Alvarez (50-1-2, 34 KOs) applied non-stop pressure in the HBO Pay-Per-View main event, a departure from his proclivity for counter-punching in the first bout that ended in controversy. GGG — and the majority of the public — felt he deserved the nod last year, and the Kazakh was stung by the decision.
The 36-year-old was seething again Saturday, and fled the ring before HBO’s Max Kellerman could interview him. Prior to the reveal of the judges’ decision, it was clear the fighters finally found mutual respect. When the 12th round began, Canelo and Golovkin slowly met and touched both gloves.
When the furious final frame concluded, they shared a long embrace, the right side of Golovkin’s face smeared in blood (a five-centimeter cut over his right eye — created in the 12th — required eight stitches.)
How could they not find respect after such a violent affair?
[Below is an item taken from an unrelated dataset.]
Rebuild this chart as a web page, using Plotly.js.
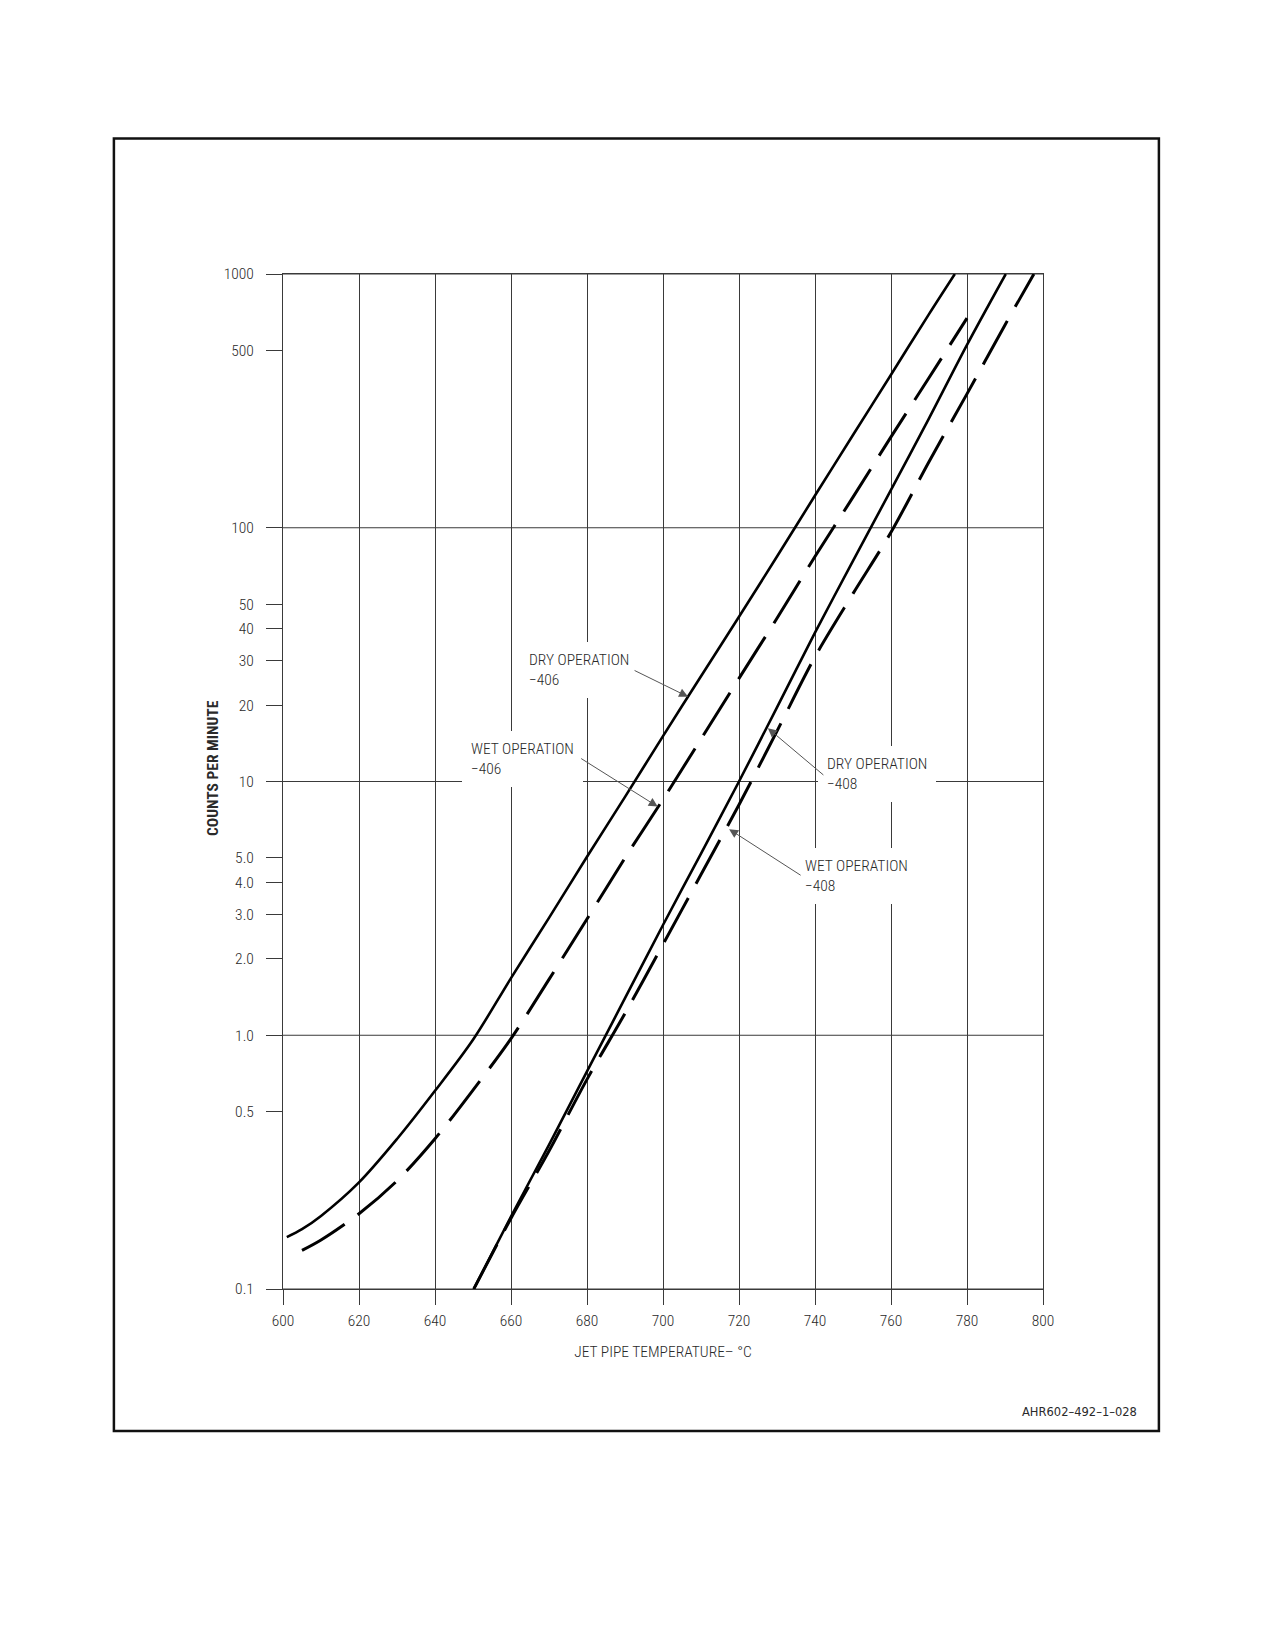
<!DOCTYPE html>
<html>
<head>
<meta charset="utf-8">
<script src="https://cdn.plot.ly/plotly-3.0.1.min.js"></script>
<style>
  html, body { margin: 0; padding: 0; background: #ffffff; }
  #chart { width: 1275px; height: 1650px; }
</style>
</head>
<body>
<div id="chart"></div>
<script>
// ---- data ----
const dry406T = [601, 605, 610, 620, 630, 640, 650, 660, 670, 680, 690, 700, 710, 720, 730, 740, 750, 760, 770, 776.8];
const dry406V = [0.16, 0.172, 0.194, 0.263, 0.39, 0.604, 0.96, 1.68, 2.9, 5.05, 8.7, 15.1, 26, 44.6, 77, 134, 232, 401, 695, 1000];

const wet406T = [605, 610, 620, 630, 640, 650, 660, 670, 680, 690, 700, 710, 720, 730, 740, 750, 760, 770, 780];
const wet406V = [0.142, 0.156, 0.198, 0.267, 0.391, 0.608, 0.97, 1.66, 2.87, 5.0, 8.5, 14.7, 25.5, 44, 77, 132, 228, 390, 670];

const dry408T = [650.2, 660, 670, 680, 690, 700, 710, 720, 730, 740, 750, 760, 770, 780, 790.2];
const dry408V = [0.1, 0.193, 0.37, 0.72, 1.40, 2.72, 5.2, 10, 19.6, 38.6, 74, 141, 270, 526, 1000];

const wet408T = [650.2, 660, 670, 680, 690, 700, 710, 720, 730, 740, 750, 760, 770, 780, 790, 797.6];
const wet408V = [0.1, 0.19, 0.35, 0.67, 1.22, 2.28, 4.3, 8.1, 15.8, 31, 55, 96, 182, 337, 630, 1000];

const xTicks = [600, 620, 640, 660, 680, 700, 720, 740, 760, 780, 800];
const yTickVals = [1000, 500, 100, 50, 40, 30, 20, 10, 5, 4, 3, 2, 1, 0.5, 0.1];
const yTickText = ['1000', '500', '100', '50', '40', '30', '20', '10', '5.0', '4.0', '3.0', '2.0', '1.0', '0.5', '0.1'];
const yGridVals = [0.1, 1, 10, 100, 1000];

// ---- styling ----
const narrow = '"Roboto Condensed", "Liberation Sans Narrow", Roboto, sans-serif';
const ink = '#2a2a2a';
const gridInk = '#3a3a3a';
const lightFont = { family: narrow, size: 15.5, color: ink, weight: 300 };

const solidLine = { color: '#000000', width: 2.6, shape: 'spline', smoothing: 0.9 };
const dashLine = { color: '#000000', width: 3, dash: '50px,16px', shape: 'spline', smoothing: 0.9 };

const traces = [
  { x: dry406T, y: dry406V, mode: 'lines', name: 'DRY OPERATION -406', line: solidLine },
  { x: wet406T, y: wet406V, mode: 'lines', name: 'WET OPERATION -406', line: dashLine },
  { x: dry408T, y: dry408V, mode: 'lines', name: 'DRY OPERATION -408', line: solidLine },
  { x: wet408T, y: wet408V, mode: 'lines', name: 'WET OPERATION -408', line: dashLine }
];

// decade grid lines only (shape y values on a log axis are given as data values)
const gridShapes = yGridVals.map(v => ({
  type: 'line', xref: 'paper', yref: 'y', x0: 0, x1: 1,
  y0: v, y1: v, layer: 'below',
  line: { color: gridInk, width: 1 }
}));

const frame = {
  type: 'rect', xref: 'paper', yref: 'paper',
  x0: -0.2225, x1: 1.1525, y0: -0.1398, y1: 1.1334,
  line: { color: '#111111', width: 2.5 }, fillcolor: 'rgba(0,0,0,0)'
};

function label(text, x, ylog) {
  return {
    text: text, x: x, y: ylog, xref: 'x', yref: 'y',
    xanchor: 'left', yanchor: 'middle', align: 'left', showarrow: false,
    bgcolor: '#ffffff', borderpad: 9, borderwidth: 0,
    font: lightFont
  };
}
function arrow(x, ylog, ax, ay) {
  return {
    text: '', x: x, y: ylog, xref: 'x', yref: 'y',
    showarrow: true, ax: ax, ay: ay, arrowhead: 2, arrowsize: 1.8,
    arrowwidth: 1, arrowcolor: '#555555', standoff: 0
  };
}

const annotations = [
  label('DRY OPERATION<br>\u2212406', 662.3, 1.440),
  label('WET OPERATION<br>\u2212406', 647.0, 1.087),
  label('DRY OPERATION<br>\u2212408', 740.7, 1.030),
  label('WET OPERATION<br>\u2212408', 734.9, 0.627),
  arrow(706.6, 1.334, -55, -27),
  arrow(698.6, 0.901, -78, -49),
  arrow(727.6, 1.210, 57, 48),
  arrow(717.4, 0.812, 73, 47),
  {
    text: '<b>COUNTS PER MINUTE</b>', xref: 'paper', yref: 'paper',
    x: -0.0921, y: 0.5133, xanchor: 'center', yanchor: 'middle', textangle: -90,
    showarrow: false, font: { family: narrow, size: 15.5, color: ink }
  },
  {
    text: 'AHR602\u2013492\u20131\u2013028', xref: 'paper', yref: 'paper',
    x: 1.126, y: -0.1213, xanchor: 'right', yanchor: 'middle', showarrow: false,
    font: { family: '"DejaVu Sans", sans-serif', size: 11.5, color: ink }
  }
];

const layout = {
  width: 1275, height: 1650,
  margin: { l: 283, r: 232, t: 274, b: 361, pad: 0 },
  paper_bgcolor: '#ffffff', plot_bgcolor: '#ffffff',
  showlegend: false,
  xaxis: {
    range: [600, 800], tickvals: xTicks, ticktext: xTicks.map(String),
    ticks: 'outside', ticklen: 15, tickwidth: 1, tickcolor: gridInk,
    ticklabelstandoff: 2,
    showgrid: true, gridcolor: gridInk, gridwidth: 1,
    showline: true, mirror: true, linecolor: gridInk, linewidth: 1,
    zeroline: false,
    tickfont: lightFont,
    title: { text: 'JET PIPE TEMPERATURE\u2013 \u00B0C', font: lightFont, standoff: 17 }
  },
  yaxis: {
    type: 'log', range: [-1, 3],
    tickvals: yTickVals, ticktext: yTickText,
    ticks: 'outside', ticklen: 16, tickwidth: 1, tickcolor: gridInk,
    ticklabelstandoff: 9,
    showgrid: false,
    showline: true, mirror: true, linecolor: gridInk, linewidth: 1,
    zeroline: false,
    tickfont: lightFont
  },
  shapes: gridShapes.concat([frame]),
  annotations: annotations
};

Plotly.newPlot('chart', traces, layout, { staticPlot: true, displayModeBar: false });
</script>
</body>
</html>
After such a thrilling fight where they both laid it all on the line in a high-stakes matchup waged on the highest level?
“I’m not going to say who won tonight because the victory belongs to Canelo according to the judges,” said GGG, who wore white and red trunks. “I thought it was a very good fight for the fans and very exciting. I thought I fought better than he did.
” … He wasn’t running around this time but that doesn’t mean he won. It would be great to have a third fight.”
Sanchez was adamant GGG won the first bout and ruffled Alvarez’s feathers during the promotion. But even he was content. “We had a great fight, the one we expected the first time around. I had it close going into the 12th round. We had good judges who saw it from different angles.
“I can’t complain about the decision but it’s close enough to warrant a third fight. … I believe that he erased the issues that he had in May. What a great champion he is.”
Golovkin suffered the first loss of his career, his two middleweight titles and with it, his status as The Ring’s No. 1 pound-for-pound fighter. But he didn’t lose any credibility. Some fans bemoaned the decision, and ringside media was split on who won with plenty of 114-114 scorecards.
The fighters traded tactical approaches one year later as Golovkin boxed off his back foot and landed a bundle of sharp power jabs against his hard-charging foe.
And unlike the first meeting, it was GGG who rallied to close strong this time around. He won rounds 10 and 11 unanimously and the 12th on one card.
The longest reigning champion in boxing stunned Alvarez with an overhand right in Round 10 and tried to finish off his opponent. GGG backed Canelo to the ropes and unloaded, but the former 154-pound champion never wavered. He absorbed the fearsome puncher’s best shots, and when Golovkin appeared to tire, Alvarez fired back with his own attack.
He buzzed Canelo again later in the frame, but Alvarez connected on a right uppercut — a punch he landed with frequency during the matchup — to the body that stopped Golovkin in his tracks and followed up with a left hook.
GGG opened up the 11th round with a triple jab that snapped Alvarez’s head back; despite his age, his punches still had plenty of steam on as the fight — waged at a torrid pace — continued.
Alvarez concentrated his attack on the body, the same strategy he employed in the first. GGG again curiously ignored the midsection.
Canelo’s favorite combination was the left hook to the body mixed with an right hand over the top. He elected to beat his foe to the punch rather than sit back, a wise strategy given the vast disparity in hand speed. His ability to cut off the ring won him the fight.
Alvarez can now put it all behind him. The detractors who cried that he ran rather than wildly trade punches in the middle of the ring. The critics who claimed he wouldn’t be able to fight on GGG’s level without the aid of performance-enhanching substances.
He’s now grabbed the biggest victory of his career, one that seems destined for the hall of fame. Canelo can soak in all the adulation, but before too long, he needs to meet Golovkin one more time in the third chapter of what’s shaping up as a legendary boxing trilogy.
For when everyone piled on Alvarez, he withstood the pressure and delivered the greatest performance of his career. And he made good on his vow to press for the knockout. How’s that for Mexican Style?